Le nom de Sébastien Thiéry évoque vaguement quelque chose pour vous ? Cela n’est pas étonnant, cet auteur-acteur est un « touche-à-tout » qui a su saisir les opportunités qui se sont offertes à lui ces dernières années. En effet, cela fait un peu plus de 10 ans que sa carrière cinématographique a démarré dans des films d’un certain Alain Chabat ou d’un Gérard Jugnot avant de se retrouver dans des téléfilms qui n’ont pas vraiment marqués les esprits. Suite à cet échec, il va se lancer dans l’écriture de deux pièces de théâtre qui auront un succès modéré certes, mais qui lui apporteront une touche de bonheur et de satisfaction. Le monde de la télévision va néanmoins le rappeler à lui, où il écrira en 2 ans plus de 300 épisodes de Chez maman et sera le complice de caméras cachées pour l’émission de Stéphane Bern La vie de Sébastien Thiéry.
En 2007, il retournera enfin à ses amours d’antan… Monsieur Schmitt était né !
Qui est Monsieur Schmitt ? nous parachute dans le salon de Monsieur et Madame Bélier, un couple de français bourgeois à priori sans histoire et somme toute un peu cliché. La sonnerie du téléphone retentit, alors qu’ils n’y sont pas abonnés, et brise le silence de ce repas mais par la même occasion le fil tranquille de leur vie.
« Puis-je parler à Monsieur Schmitt ? » Mais qui est ce Monsieur Schmitt ? En voilà une bonne question… Ce n’est pas la seule que va nous proposer cette pièce, mais il s’agit là tout de même de la clef.
Les Bélier sont alors précipités dans un tourbillon de questions sans réponse toutes aussi farfelues les unes que les autres : qui est ce chien sur la toile du salon ? Pourquoi mes clefs n’ouvrent-elles pas la porte de mon propre appartement ? Est-ce bien mon appartement ? Qui a bien pu faire installer ce téléphone ?

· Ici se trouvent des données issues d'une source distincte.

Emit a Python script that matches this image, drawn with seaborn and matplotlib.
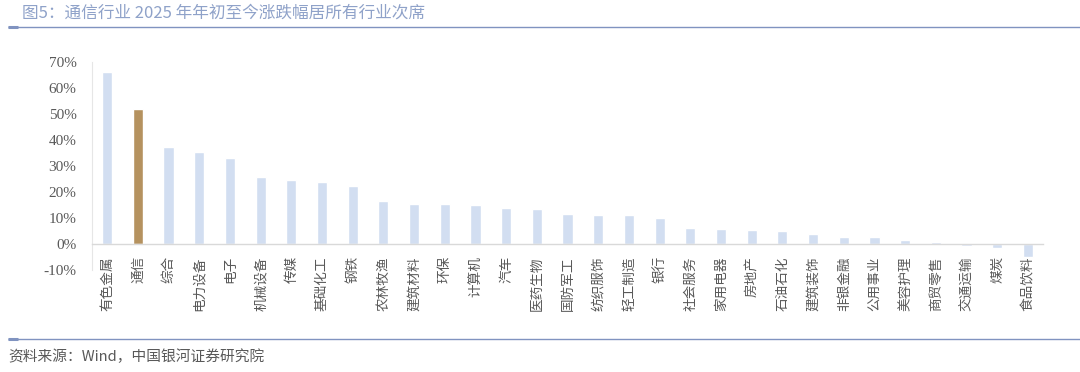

Il faut bien admettre que la situation est cocasse, vais-je même dire absurde. Cette fantaisie que Sébastien Thiéry a insufflé dès le départ de l’histoire et qui va transporter le spectateur de question en question est sa marque de fabrique que les acteurs ne font que sublimer grâce à leurs talents conjugués.
Le couple formé par Alain Leempoel (M. Bélier/Schmitt) et Marie-Paule Kumps (Mme Bélier/Schmitt) possède une dynamique complémentaire qui portera la pièce à bout de bras jusqu’au rideau final.
Monsieur Bélier est le maître de maison par excellence, il est droit et rigide, cartésien jusqu’au bout des ongles, il lui faut une réponse à tout. A partir du moment où le doute va s’insinuer dans son esprit, il perdra petit à petit les commandes de son monde. La transition est subtile mais certaine. Le jeu d’acteur d’Alain Leempoel est à saluer, toujours sur le fil entre folie et drôlerie, le spectateur ne peut que compatir à la douleur de cet homme. M. Bélier tentera de convaincre un policier luxembourgeois à la gâchette facile et un psychiatre qu’il est Monsieur Schmitt ou… Monsieur Schmitt qui essaie de s’approprier la vie de M.Bélier… on en perd ses repères !
Marie-Paule Kumps, qui lui donne la réplique, est parfaite dans ce rôle de femme d’intérieur, un peu effacée, à la voix caractéristique et dotée d’un tel effet comique. Elle cherchera à aider son mari dans les nœuds de cette histoire avec une naïveté légère qui aérera nos neurones bien sollicités pour démêler cet imbroglio d’évènements incohérents. Sa prestation est à souligner, à la fois subtile, drôle et touchante
Nos deux autres compères, le policier et le psychiatre, tiennent des rôles plus restreints mais néanmoins brillants dans leurs interprétations qui se veulent plus caricaturales que logiques.
Un petit regret sur le jeu d’acteur de Térence Rion qui interprète le fils Schmitt. Sa prestation n’est pas à la hauteur de ses quatre collègues.
Cartésiens s’abstenir… Qui est Monsieur Schmitt ? s’inscrit dans la lignée de ces pièces absurdes et irrationnelles. Il y a un nombre incalculable de questions qui trouvent ou non une réponse, logique ou non. La lecture de cette pièce est multiple et parfois tout aussi irrationnelle que son écriture. Sébastien Thiéry, avec cette pièce, nous offre un moment d’évasion et de distraction agréable mais également une réflexion sans fin qui pourrait bien ne pas plaire à tout le monde. Si vous êtes prêts à lâcher prise et à vous laisser porter par le cours de la rivière au lieu de lutter pour la remonter tel un saumon vous sortirez du Théatre des Galeries enchanté.